-- begin --

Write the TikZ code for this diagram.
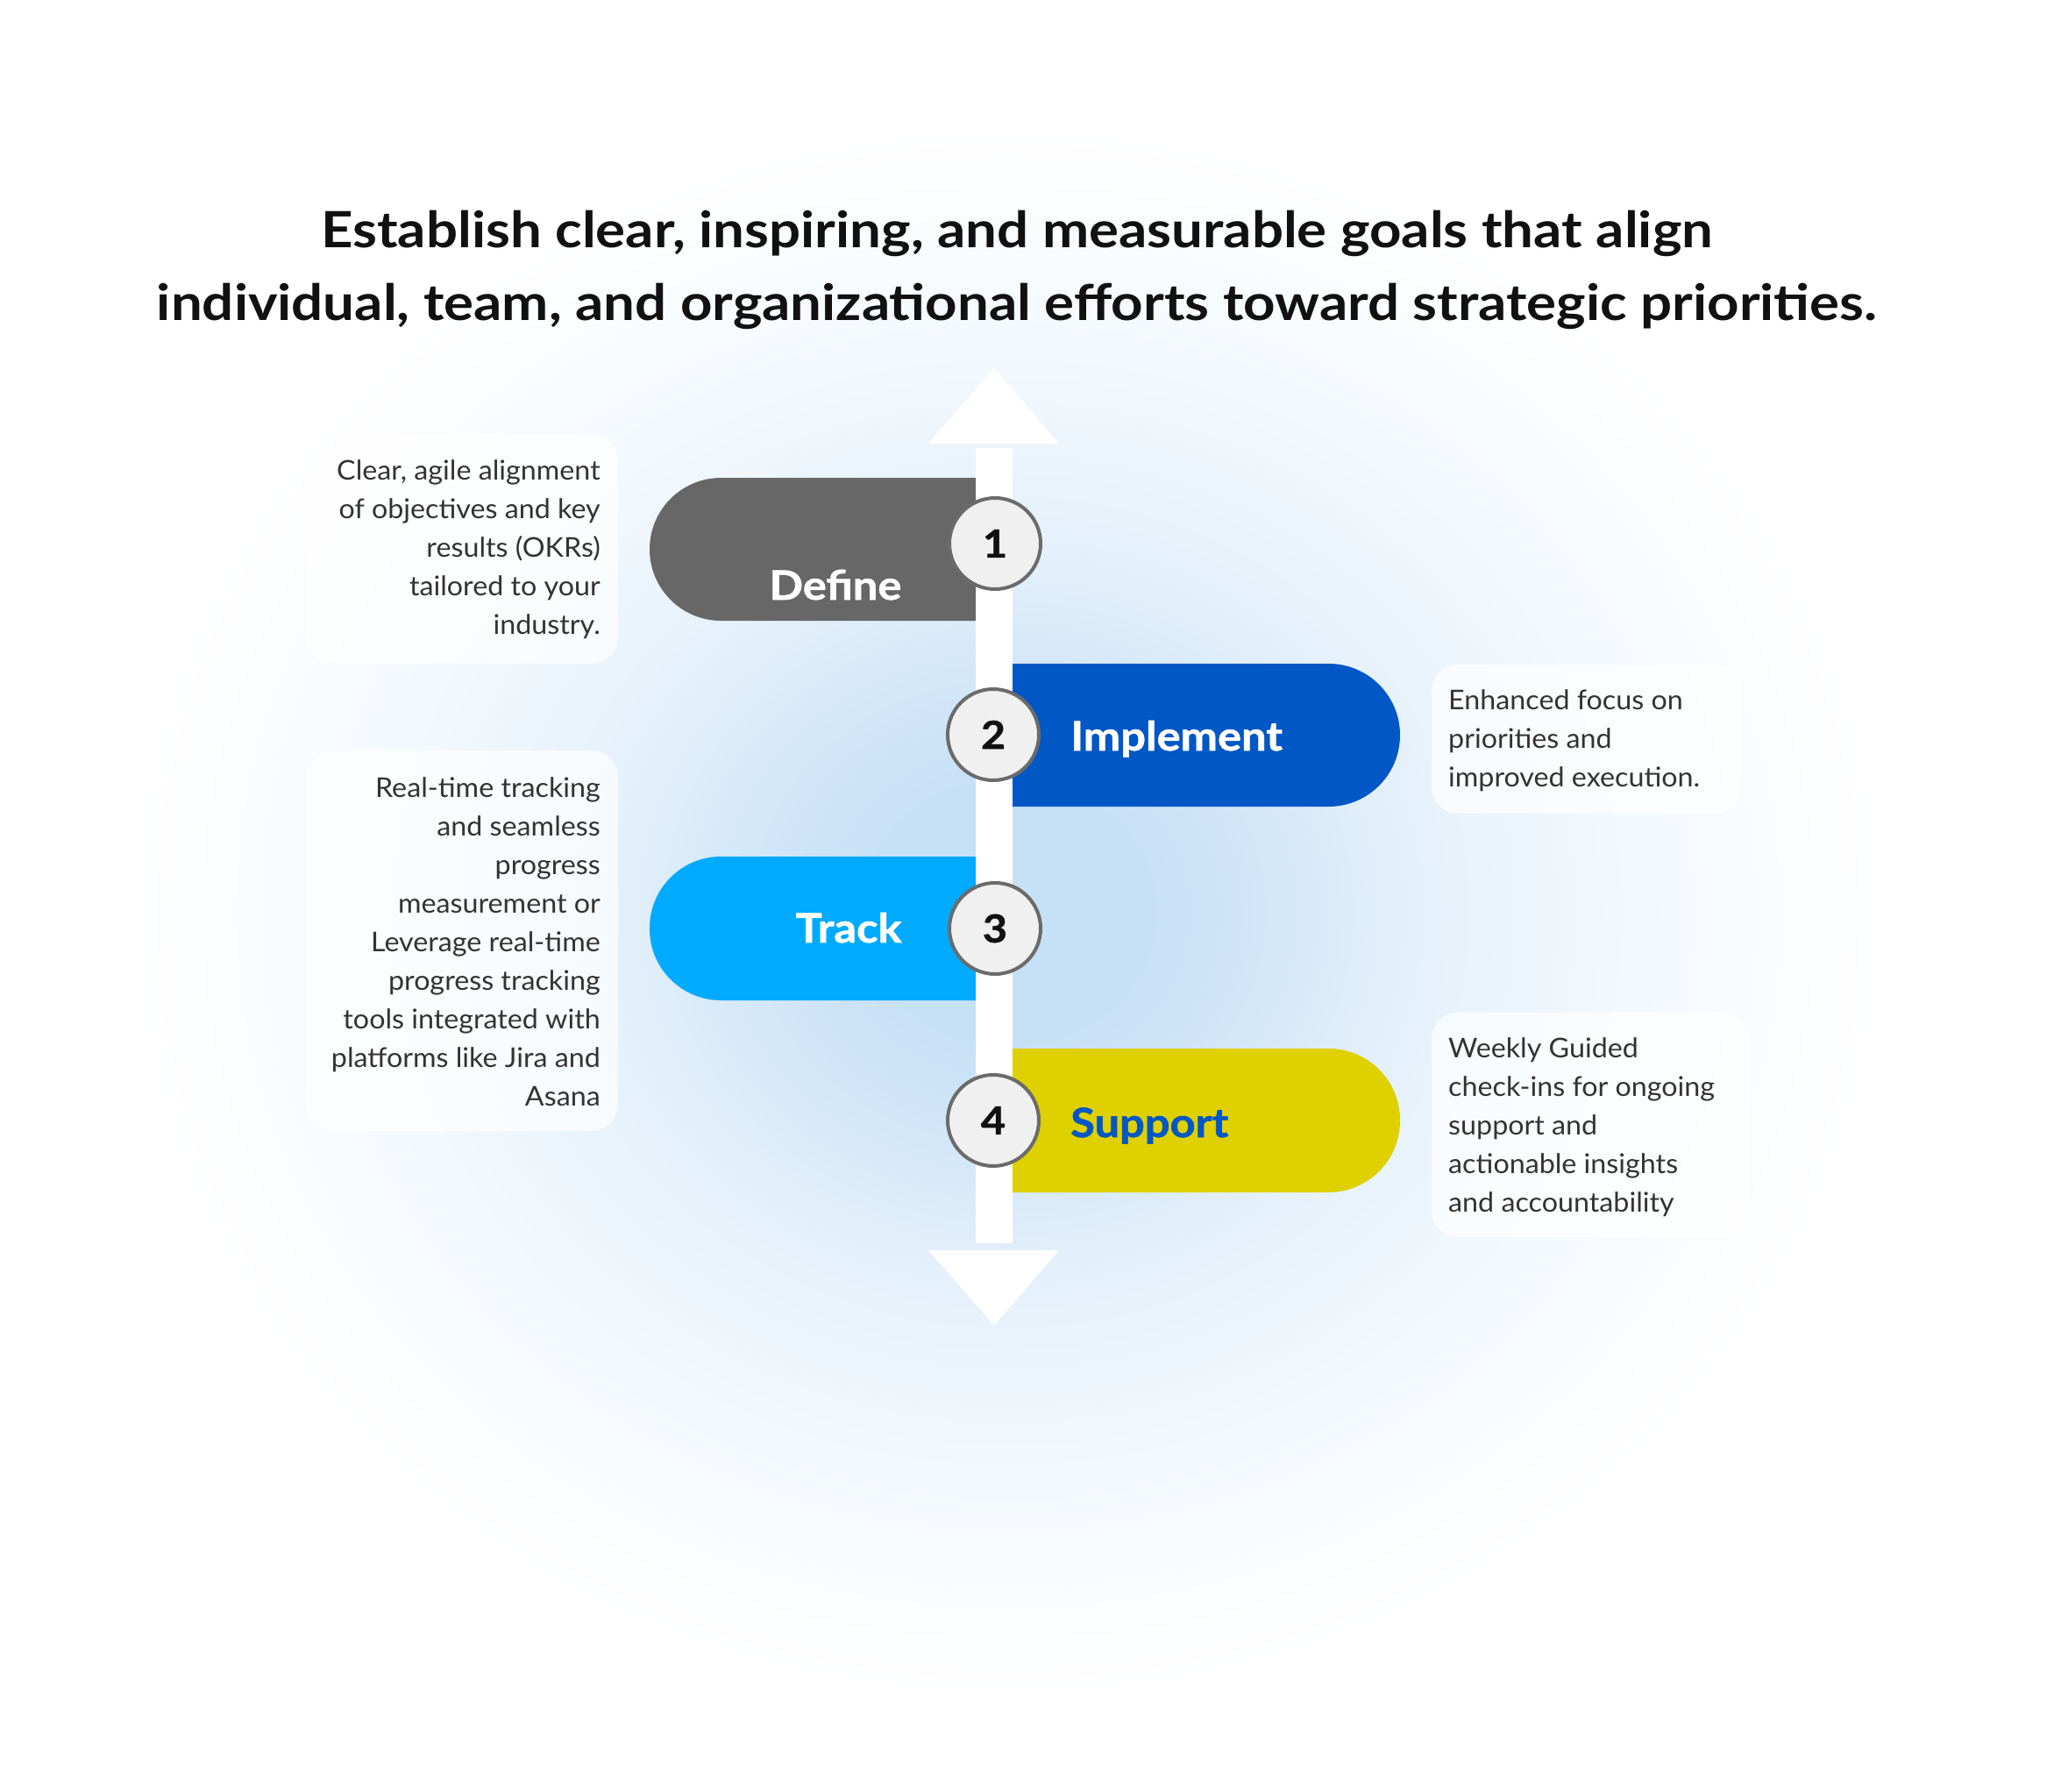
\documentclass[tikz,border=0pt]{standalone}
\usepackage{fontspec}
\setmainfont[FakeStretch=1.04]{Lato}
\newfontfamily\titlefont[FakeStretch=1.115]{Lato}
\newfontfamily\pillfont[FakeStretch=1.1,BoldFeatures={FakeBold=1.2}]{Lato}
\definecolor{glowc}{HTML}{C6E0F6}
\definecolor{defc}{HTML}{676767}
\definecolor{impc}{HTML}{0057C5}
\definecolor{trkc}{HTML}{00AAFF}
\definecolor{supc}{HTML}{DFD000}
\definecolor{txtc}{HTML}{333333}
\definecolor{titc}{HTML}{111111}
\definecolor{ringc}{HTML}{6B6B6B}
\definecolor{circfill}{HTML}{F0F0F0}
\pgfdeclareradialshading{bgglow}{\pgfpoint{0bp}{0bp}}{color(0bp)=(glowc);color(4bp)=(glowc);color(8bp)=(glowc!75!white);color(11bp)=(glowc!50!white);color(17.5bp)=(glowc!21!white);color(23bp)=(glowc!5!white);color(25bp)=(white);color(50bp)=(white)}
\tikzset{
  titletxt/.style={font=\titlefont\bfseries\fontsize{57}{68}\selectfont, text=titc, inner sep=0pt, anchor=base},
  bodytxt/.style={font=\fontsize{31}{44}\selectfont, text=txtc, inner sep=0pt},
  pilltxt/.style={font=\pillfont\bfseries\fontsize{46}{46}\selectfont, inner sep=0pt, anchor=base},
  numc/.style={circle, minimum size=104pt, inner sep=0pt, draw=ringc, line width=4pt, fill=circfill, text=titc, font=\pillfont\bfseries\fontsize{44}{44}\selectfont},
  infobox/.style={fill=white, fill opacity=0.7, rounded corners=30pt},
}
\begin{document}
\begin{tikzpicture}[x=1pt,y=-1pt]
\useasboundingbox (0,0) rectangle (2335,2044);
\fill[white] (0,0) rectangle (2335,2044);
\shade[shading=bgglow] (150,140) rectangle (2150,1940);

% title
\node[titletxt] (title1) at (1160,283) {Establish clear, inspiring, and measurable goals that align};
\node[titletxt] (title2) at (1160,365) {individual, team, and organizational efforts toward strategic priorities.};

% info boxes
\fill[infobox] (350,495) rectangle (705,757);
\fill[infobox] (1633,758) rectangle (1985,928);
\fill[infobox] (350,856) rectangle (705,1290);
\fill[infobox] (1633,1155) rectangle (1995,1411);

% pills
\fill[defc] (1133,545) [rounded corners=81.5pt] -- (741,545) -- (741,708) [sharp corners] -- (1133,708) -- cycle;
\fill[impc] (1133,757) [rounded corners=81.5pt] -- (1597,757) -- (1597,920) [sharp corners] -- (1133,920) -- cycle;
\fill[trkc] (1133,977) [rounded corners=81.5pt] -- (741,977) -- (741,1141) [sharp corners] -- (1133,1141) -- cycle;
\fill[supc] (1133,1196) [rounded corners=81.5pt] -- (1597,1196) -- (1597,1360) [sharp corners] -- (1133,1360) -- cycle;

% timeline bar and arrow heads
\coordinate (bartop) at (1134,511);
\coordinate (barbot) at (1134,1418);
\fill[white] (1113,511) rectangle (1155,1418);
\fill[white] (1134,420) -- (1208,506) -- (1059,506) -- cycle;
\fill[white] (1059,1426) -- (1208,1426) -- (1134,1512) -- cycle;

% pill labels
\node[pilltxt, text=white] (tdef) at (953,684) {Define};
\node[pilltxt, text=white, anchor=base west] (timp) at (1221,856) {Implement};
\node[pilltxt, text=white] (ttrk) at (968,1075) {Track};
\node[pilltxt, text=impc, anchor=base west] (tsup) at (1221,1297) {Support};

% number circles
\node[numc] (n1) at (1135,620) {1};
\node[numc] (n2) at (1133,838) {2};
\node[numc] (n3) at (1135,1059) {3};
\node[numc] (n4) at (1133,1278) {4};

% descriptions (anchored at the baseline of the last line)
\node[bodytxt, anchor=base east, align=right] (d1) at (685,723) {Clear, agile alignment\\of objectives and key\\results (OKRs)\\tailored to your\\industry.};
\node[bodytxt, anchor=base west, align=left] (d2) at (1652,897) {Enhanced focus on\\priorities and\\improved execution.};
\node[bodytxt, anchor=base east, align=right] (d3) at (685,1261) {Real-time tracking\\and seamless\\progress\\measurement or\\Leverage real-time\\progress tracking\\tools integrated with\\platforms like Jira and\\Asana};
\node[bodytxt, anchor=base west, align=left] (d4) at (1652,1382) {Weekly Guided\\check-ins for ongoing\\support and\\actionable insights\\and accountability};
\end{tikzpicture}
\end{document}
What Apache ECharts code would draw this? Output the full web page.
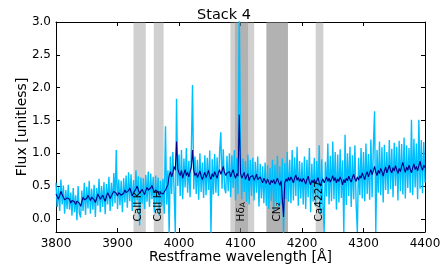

-- end --

— WHAT YOU ARE ASKED TO DO —
Exclude the images, then output the data above word for word.

— SOLUTION FOR THIS PROBLEM —
Write the TikZ code for this diagram.
\documentclass[tikz,border=0pt]{standalone}
\usepackage{fontspec}
\setmainfont[FakeStretch=1.04]{Lato}
\newfontfamily\titlefont[FakeStretch=1.115]{Lato}
\newfontfamily\pillfont[FakeStretch=1.1,BoldFeatures={FakeBold=1.2}]{Lato}
\definecolor{glowc}{HTML}{C6E0F6}
\definecolor{defc}{HTML}{676767}
\definecolor{impc}{HTML}{0057C5}
\definecolor{trkc}{HTML}{00AAFF}
\definecolor{supc}{HTML}{DFD000}
\definecolor{txtc}{HTML}{333333}
\definecolor{titc}{HTML}{111111}
\definecolor{ringc}{HTML}{6B6B6B}
\definecolor{circfill}{HTML}{F0F0F0}
\pgfdeclareradialshading{bgglow}{\pgfpoint{0bp}{0bp}}{color(0bp)=(glowc);color(4bp)=(glowc);color(8bp)=(glowc!75!white);color(11bp)=(glowc!50!white);color(17.5bp)=(glowc!21!white);color(23bp)=(glowc!5!white);color(25bp)=(white);color(50bp)=(white)}
\tikzset{
  titletxt/.style={font=\titlefont\bfseries\fontsize{57}{68}\selectfont, text=titc, inner sep=0pt, anchor=base},
  bodytxt/.style={font=\fontsize{31}{44}\selectfont, text=txtc, inner sep=0pt},
  pilltxt/.style={font=\pillfont\bfseries\fontsize{46}{46}\selectfont, inner sep=0pt, anchor=base},
  numc/.style={circle, minimum size=104pt, inner sep=0pt, draw=ringc, line width=4pt, fill=circfill, text=titc, font=\pillfont\bfseries\fontsize{44}{44}\selectfont},
  infobox/.style={fill=white, fill opacity=0.7, rounded corners=30pt},
}
\begin{document}
\begin{tikzpicture}[x=1pt,y=-1pt]
\useasboundingbox (0,0) rectangle (2335,2044);
\fill[white] (0,0) rectangle (2335,2044);
\shade[shading=bgglow] (150,140) rectangle (2150,1940);

% title
\node[titletxt] (title1) at (1160,283) {Establish clear, inspiring, and measurable goals that align};
\node[titletxt] (title2) at (1160,365) {individual, team, and organizational efforts toward strategic priorities.};

% info boxes
\fill[infobox] (350,495) rectangle (705,757);
\fill[infobox] (1633,758) rectangle (1985,928);
\fill[infobox] (350,856) rectangle (705,1290);
\fill[infobox] (1633,1155) rectangle (1995,1411);

% pills
\fill[defc] (1133,545) [rounded corners=81.5pt] -- (741,545) -- (741,708) [sharp corners] -- (1133,708) -- cycle;
\fill[impc] (1133,757) [rounded corners=81.5pt] -- (1597,757) -- (1597,920) [sharp corners] -- (1133,920) -- cycle;
\fill[trkc] (1133,977) [rounded corners=81.5pt] -- (741,977) -- (741,1141) [sharp corners] -- (1133,1141) -- cycle;
\fill[supc] (1133,1196) [rounded corners=81.5pt] -- (1597,1196) -- (1597,1360) [sharp corners] -- (1133,1360) -- cycle;

% timeline bar and arrow heads
\coordinate (bartop) at (1134,511);
\coordinate (barbot) at (1134,1418);
\fill[white] (1113,511) rectangle (1155,1418);
\fill[white] (1134,420) -- (1208,506) -- (1059,506) -- cycle;
\fill[white] (1059,1426) -- (1208,1426) -- (1134,1512) -- cycle;

% pill labels
\node[pilltxt, text=white] (tdef) at (953,684) {Define};
\node[pilltxt, text=white, anchor=base west] (timp) at (1221,856) {Implement};
\node[pilltxt, text=white] (ttrk) at (968,1075) {Track};
\node[pilltxt, text=impc, anchor=base west] (tsup) at (1221,1297) {Support};

% number circles
\node[numc] (n1) at (1135,620) {1};
\node[numc] (n2) at (1133,838) {2};
\node[numc] (n3) at (1135,1059) {3};
\node[numc] (n4) at (1133,1278) {4};

% descriptions (anchored at the baseline of the last line)
\node[bodytxt, anchor=base east, align=right] (d1) at (685,723) {Clear, agile alignment\\of objectives and key\\results (OKRs)\\tailored to your\\industry.};
\node[bodytxt, anchor=base west, align=left] (d2) at (1652,897) {Enhanced focus on\\priorities and\\improved execution.};
\node[bodytxt, anchor=base east, align=right] (d3) at (685,1261) {Real-time tracking\\and seamless\\progress\\measurement or\\Leverage real-time\\progress tracking\\tools integrated with\\platforms like Jira and\\Asana};
\node[bodytxt, anchor=base west, align=left] (d4) at (1652,1382) {Weekly Guided\\check-ins for ongoing\\support and\\actionable insights\\and accountability};
\end{tikzpicture}
\end{document}
What Apache ECharts code would draw this? Output the full web page.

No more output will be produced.